Spoofing calls made using Jamestown Police Department's number
The Jamestown Police Department posted a scam alert on its Facebook page.
JAMESTOWN — The Jamestown Police Department is warning people about a scam where spoofing calls are made using the agency’s phone number to solicit money.
A call was made to the Jamestown Police Department at about 3:20 p.m. Wednesday, March 29, from a bank to report a customer who had fallen for a scam, according to the log of calls from the Stutsman County Communication Center.
“The female received a call from the phone number 701.252.2414 and was told to go to Walmart and buy gift cards,” the call log said.
Lt. Sid Mann, a detective with the Jamestown Police Department, posted a scam alert on the department’s Facebook page shortly after that says the caller is asking an individual to go to a bank and withdraw money. The scammer will also send a picture of a set of barcodes to add money to, the Facebook post says.

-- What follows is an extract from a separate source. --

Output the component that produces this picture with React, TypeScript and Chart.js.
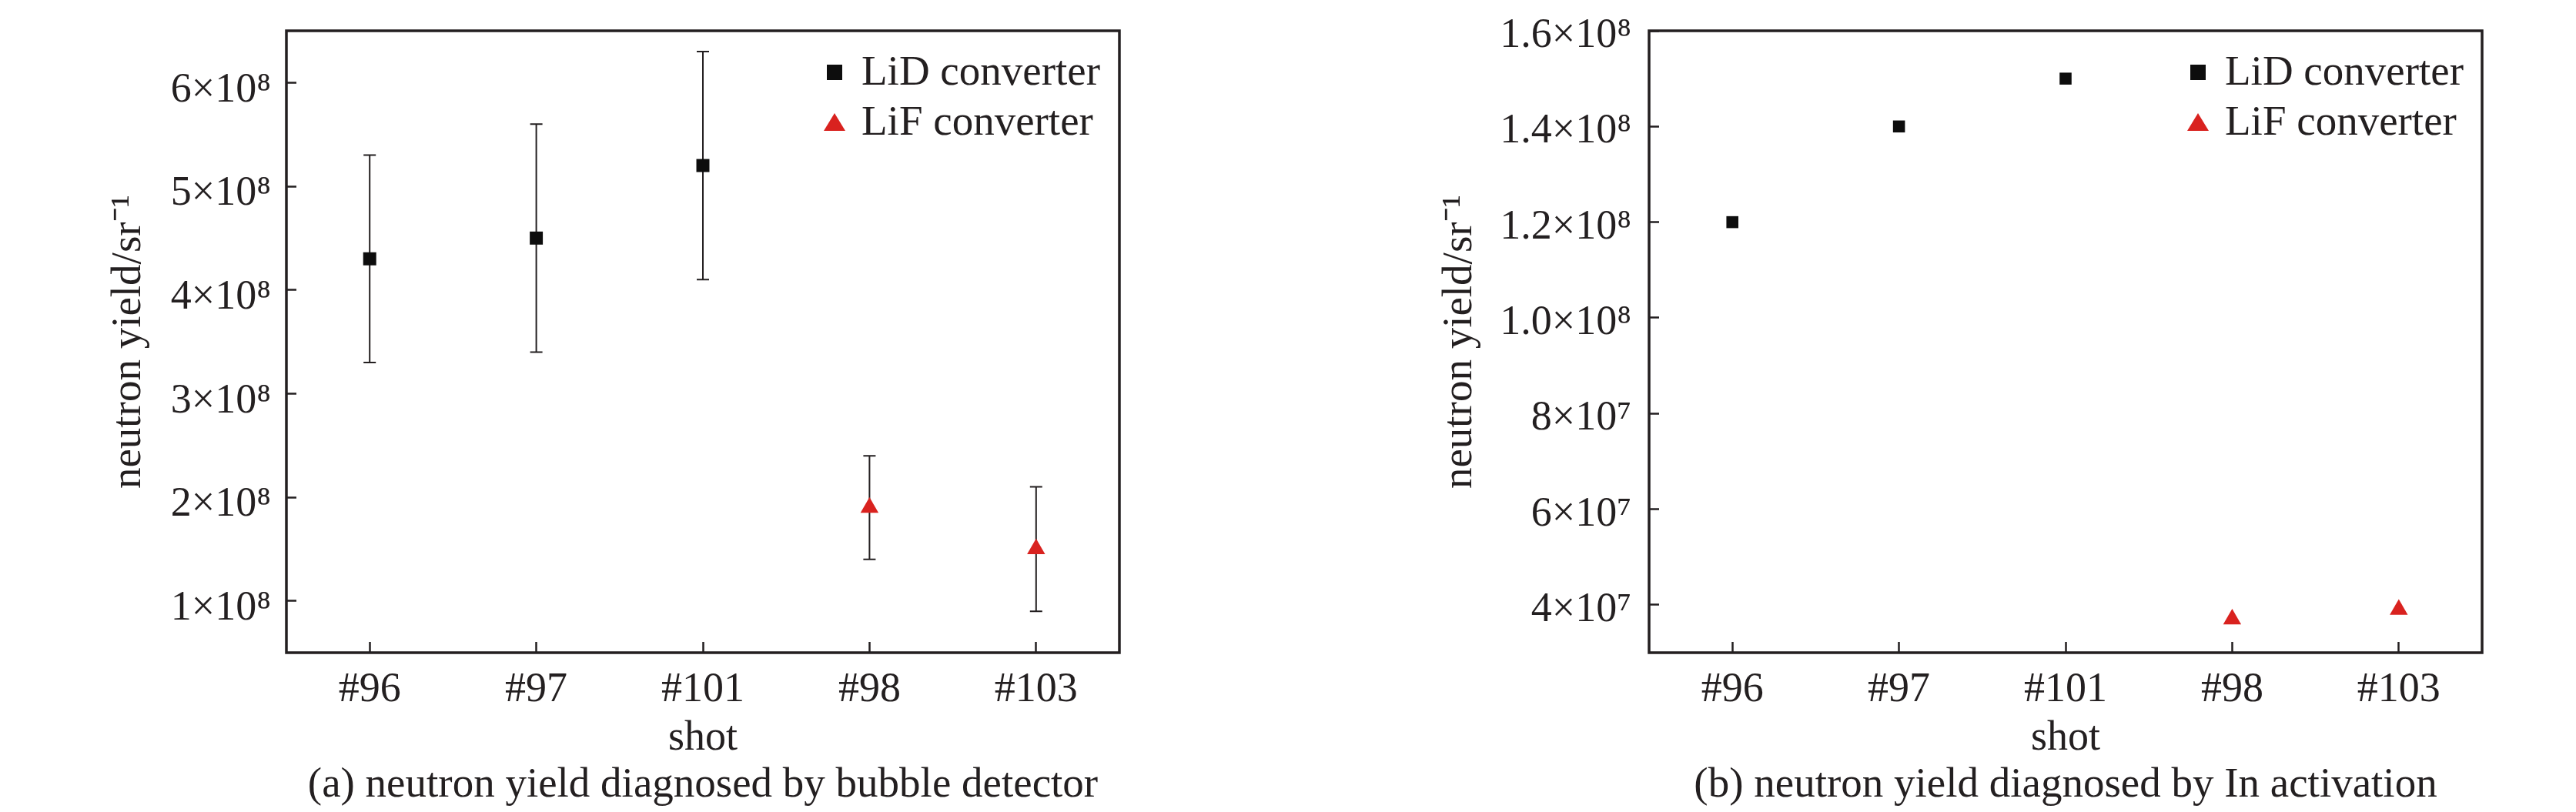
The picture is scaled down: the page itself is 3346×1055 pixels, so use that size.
import React, { useEffect, useRef } from 'react';
import { Chart, registerables } from 'chart.js';

Chart.register(...registerables);

// ---------- data ----------
const shots = ['#96', '#97', '#101', '#98', '#103'];
const seriesNames = ['LiD converter', 'LiF converter'];
const xTitle = 'shot';
const yTitle = 'neutron yield/sr⁻¹';

// (a) bubble detector
const bubbleLiD = [4.3e8, 4.5e8, 5.2e8, null, null];
const bubbleLiF = [null, null, null, 1.9e8, 1.5e8];
const bubbleErrLow = [3.3e8, 3.4e8, 4.1e8, 1.4e8, 0.9e8];
const bubbleErrHigh = [5.3e8, 5.6e8, 6.3e8, 2.4e8, 2.1e8];
const bubbleTicks = [1e8, 2e8, 3e8, 4e8, 5e8, 6e8];
const bubbleTickLabels = ['1×10⁸', '2×10⁸', '3×10⁸', '4×10⁸', '5×10⁸', '6×10⁸'];
const bubbleRange = [0.5e8, 6.5e8];
const bubbleCaption = '(a) neutron yield diagnosed by bubble detector';

// (b) In activation
const inLiD = [1.2e8, 1.4e8, 1.5e8, null, null];
const inLiF = [null, null, null, 3.7e7, 3.9e7];
const inTicks = [4e7, 6e7, 8e7, 1.0e8, 1.2e8, 1.4e8, 1.6e8];
const inTickLabels = ['4×10⁷', '6×10⁷', '8×10⁷', '1.0×10⁸', '1.2×10⁸', '1.4×10⁸', '1.6×10⁸'];
const inRange = [3e7, 1.6e8];
const inCaption = '(b) neutron yield diagnosed by In activation';

// ---------- style ----------
const FONT = "'Liberation Serif', 'Times New Roman', serif";
const INK = '#231f20';
const BLACK = '#0d0d0d';
const RED = '#d9221f';
const W = 1673;
const H = 1055;
const PLOT_TOP = 40;
const PAD_BOTTOM = 56;
const X_SCALE_H = 151;

type PanelProps = {
  lid: (number | null)[];
  lif: (number | null)[];
  errLow?: number[];
  errHigh?: number[];
  ticks: number[];
  tickLabels: string[];
  range: number[];
  caption: string;
  yScaleWidth: number;
  padRight: number;
  yTitlePad: number;
  yTickPad: number;
  yLabelOffset: number;
  squareR: number;
  left: number;
  legendDx: number;
  legendDy: number;
};

function Panel(p: PanelProps) {
  const ref = useRef<HTMLCanvasElement | null>(null);

  useEffect(() => {
    const canvas = ref.current;
    if (!canvas) return;

    const errorBars = {
      id: 'errorBars',
      beforeDatasetsDraw(chart: any) {
        if (!p.errLow || !p.errHigh) return;
        const { ctx } = chart;
        const xs = chart.scales.x;
        const ys = chart.scales.y;
        ctx.save();
        ctx.strokeStyle = INK;
        ctx.lineWidth = 2;
        for (let i = 0; i < shots.length; i++) {
          const x = xs.getPixelForValue(i);
          const y1 = ys.getPixelForValue(p.errLow[i]);
          const y2 = ys.getPixelForValue(p.errHigh[i]);
          ctx.beginPath();
          ctx.moveTo(x, y1);
          ctx.lineTo(x, y2);
          ctx.moveTo(x - 8, y1);
          ctx.lineTo(x + 8, y1);
          ctx.moveTo(x - 8, y2);
          ctx.lineTo(x + 8, y2);
          ctx.stroke();
        }
        ctx.restore();
      },
    };

    const decorations = {
      id: 'decorations',
      afterDraw(chart: any) {
        const { ctx, chartArea: a } = chart;
        ctx.save();
        // frame
        ctx.strokeStyle = INK;
        ctx.lineWidth = 3.5;
        ctx.strokeRect(a.left, a.top, a.right - a.left, a.bottom - a.top);
        // legend
        const mx = a.right - p.legendDx;
        const r1 = a.top + p.legendDy;
        const r2 = r1 + 65;
        ctx.fillStyle = BLACK;
        ctx.fillRect(mx - 10, r1 - 10, 20, 20);
        ctx.fillStyle = RED;
        ctx.beginPath();
        ctx.moveTo(mx, r2 - 12);
        ctx.lineTo(mx + 14, r2 + 11);
        ctx.lineTo(mx - 14, r2 + 11);
        ctx.closePath();
        ctx.fill();
        ctx.fillStyle = INK;
        ctx.font = `55px ${FONT}`;
        ctx.textAlign = 'left';
        ctx.textBaseline = 'middle';
        ctx.fillText(seriesNames[0], mx + 35, r1 + 2);
        ctx.fillText(seriesNames[1], mx + 35, r2 + 2);
        // caption
        ctx.textAlign = 'center';
        ctx.textBaseline = 'alphabetic';
        ctx.fillText(p.caption, (a.left + a.right) / 2, 1035);
        ctx.restore();
      },
    };

    const noPad = (s: any) => {
      s.paddingTop = 0;
      s.paddingBottom = 0;
      s.paddingLeft = 0;
      s.paddingRight = 0;
    };

    const chart = new Chart(canvas, {
      type: 'line',
      data: {
        labels: shots,
        datasets: [
          {
            label: seriesNames[0],
            data: p.lid,
            showLine: false,
            pointStyle: 'rect',
            pointRadius: p.squareR,
            pointHoverRadius: p.squareR,
            pointBorderWidth: 0,
            pointBackgroundColor: BLACK,
            borderColor: BLACK,
          },
          {
            label: seriesNames[1],
            data: p.lif,
            showLine: false,
            pointStyle: 'triangle',
            pointRadius: 13.5,
            pointHoverRadius: 13.5,
            pointBorderWidth: 0,
            pointBackgroundColor: RED,
            borderColor: RED,
          },
        ],
      },
      options: {
        animation: false,
        responsive: false,
        devicePixelRatio: 1,
        events: [],
        layout: { padding: { top: PLOT_TOP, left: 0, right: p.padRight, bottom: PAD_BOTTOM } },
        plugins: { legend: { display: false }, tooltip: { enabled: false } },
        scales: {
          x: {
            type: 'category',
            offset: true,
            grid: {
              display: true,
              drawOnChartArea: false,
              drawTicks: true,
              tickLength: -14,
              tickWidth: 2.5,
              tickColor: INK,
            },
            border: { display: false },
            ticks: {
              color: INK,
              font: { family: FONT, size: 54, lineHeight: 1.2 },
              padding: 30,
              maxRotation: 0,
              autoSkip: false,
            },
            title: {
              display: true,
              text: xTitle,
              color: INK,
              font: { family: FONT, size: 54, lineHeight: 1.2 },
              padding: { top: 0, bottom: 7 },
            },
            afterFit: (s: any) => {
              s.height = X_SCALE_H;
              noPad(s);
            },
          },
          y: {
            type: 'linear',
            min: p.range[0],
            max: p.range[1],
            grid: {
              display: true,
              drawOnChartArea: false,
              drawTicks: true,
              tickLength: -13,
              tickWidth: 2.5,
              tickColor: INK,
            },
            border: { display: false },
            afterBuildTicks: (s: any) => {
              s.ticks = p.ticks.map((v) => ({ value: v }));
            },
            ticks: {
              color: INK,
              font: { family: FONT, size: 54, lineHeight: 1.2 },
              padding: p.yTickPad,
              labelOffset: p.yLabelOffset,
              callback: (_v: any, i: number) => p.tickLabels[i],
            },
            title: {
              display: true,
              text: yTitle,
              color: INK,
              font: { family: FONT, size: 55, lineHeight: 1.2 },
              padding: { top: p.yTitlePad, bottom: 0 },
            },
            afterFit: (s: any) => {
              s.width = p.yScaleWidth;
              noPad(s);
            },
          },
        },
      },
      plugins: [errorBars, decorations],
    } as any);

    return () => chart.destroy();
  }, []);

  return (
    <canvas
      ref={ref}
      width={W}
      height={H}
      style={{ position: 'absolute', left: p.left, top: 0, width: W, height: H }}
    />
  );
}

export default function App() {
  return (
    <div
      style={{
        position: 'fixed',
        left: 0,
        top: 0,
        width: 3346,
        height: 1055,
        background: '#ffffff',
        overflow: 'hidden',
      }}
    >
      <Panel
        lid={bubbleLiD}
        lif={bubbleLiF}
        errLow={bubbleErrLow}
        errHigh={bubbleErrHigh}
        ticks={bubbleTicks}
        tickLabels={bubbleTickLabels}
        range={bubbleRange}
        caption={bubbleCaption}
        yScaleWidth={372}
        padRight={219}
        yTitlePad={135}
        yTickPad={33}
        yLabelOffset={10}
        squareR={12}
        left={0}
        legendDx={370}
        legendDy={54}
      />
      <Panel
        lid={inLiD}
        lif={inLiF}
        ticks={inTicks}
        tickLabels={inTickLabels}
        range={inRange}
        caption={inCaption}
        yScaleWidth={469}
        padRight={122}
        yTitlePad={191}
        yTickPad={36}
        yLabelOffset={7}
        squareR={11}
        left={1673}
        legendDx={369}
        legendDy={54}
      />
    </div>
  );
}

“They are claiming to be a Law Enforcement Officer and claiming that you owe money or else you will be arrested,” the Facebook post says. “Law Enforcement Agencies DO NOT Operate this way. We never solicit money over the phone. We rarely call and advise that people have warrants and to post bond over the phone. The only place that you should take money to pay a fine or post bond is the Stutsman County Correctional Center, Stutsman County Clerk of Court, or Jamestown Municipal Court. These places DO accept online payments but you will be sent to the websites by those entities.”
The spoofing caller told the potential victim that she had a warrant out for her arrest, Mann said.
“The other thing is the police are never going to tell somebody to make a payment with a gift card plus they are not going to call you anyways,” said Detective Capt. LeRoy Gross with the Jamestown Police Department. “If you have a warrant for your arrest, they are probably going to come around and come looking for you. They are not going to tell you, ‘Hey you need to pay the money right now.’”
The new part of this type of scam — spoofing — is sending a photo of barcodes to add funds to, Mann said.
“They don’t even have to get a gift card and mail it any more,” he said.
Spoofing is when a caller deliberately falsifies the information transmitted to your caller ID display to disguise his or her identity, according to Federal Communications Commission’s website. Scammers will often use neighbor spoofing so the incoming call appears to be coming from a local number or will spoof a number from a known and trusted company or a government agency. When individuals answer those calls, scammers use scam scripts to try to steal money or collect personal information to be used in fraudulent activities.
“Spoofing has been going on for a very long time,” Gross said.
If individuals receive spoofing calls, they should hang up and call the number on the caller ID to speak with the person who supposedly called, Gross said.
“This falls back to the grandparents scam,” he said. “Somebody will call and say, ‘Hi grandma. I’ve been in an accident. I need some money. Then supposedly an attorney will come on the phone and then tell these people how to wire the money. If the grandparents would just call the number that they have for their granddaughter, they would see that their granddaughter is sitting in college and not in an accident.”
Gross said there is nothing that the Police Department can do to block phone numbers from being used in spoofing calls. He said the Police Department tries to teach individuals not to panic when they receive spoofing calls or to be wary of a scam, hang up and then call the actual number which will go to the rightful owner of the number.
“If it’s a scam where they call and ask for your information, the best way to verify is to call the Police Department back because spoofing only works one way,” Mann said.
Gross said law enforcement agencies will never suggest using a gift card or wiring money.“We don’t make calls for payment in lieu of arrest,” he said.
“The police do not do that. … Just go to your local police department or sheriff’s office and ask them what this is all about. There is no reason to panic. There are so many scams going on.”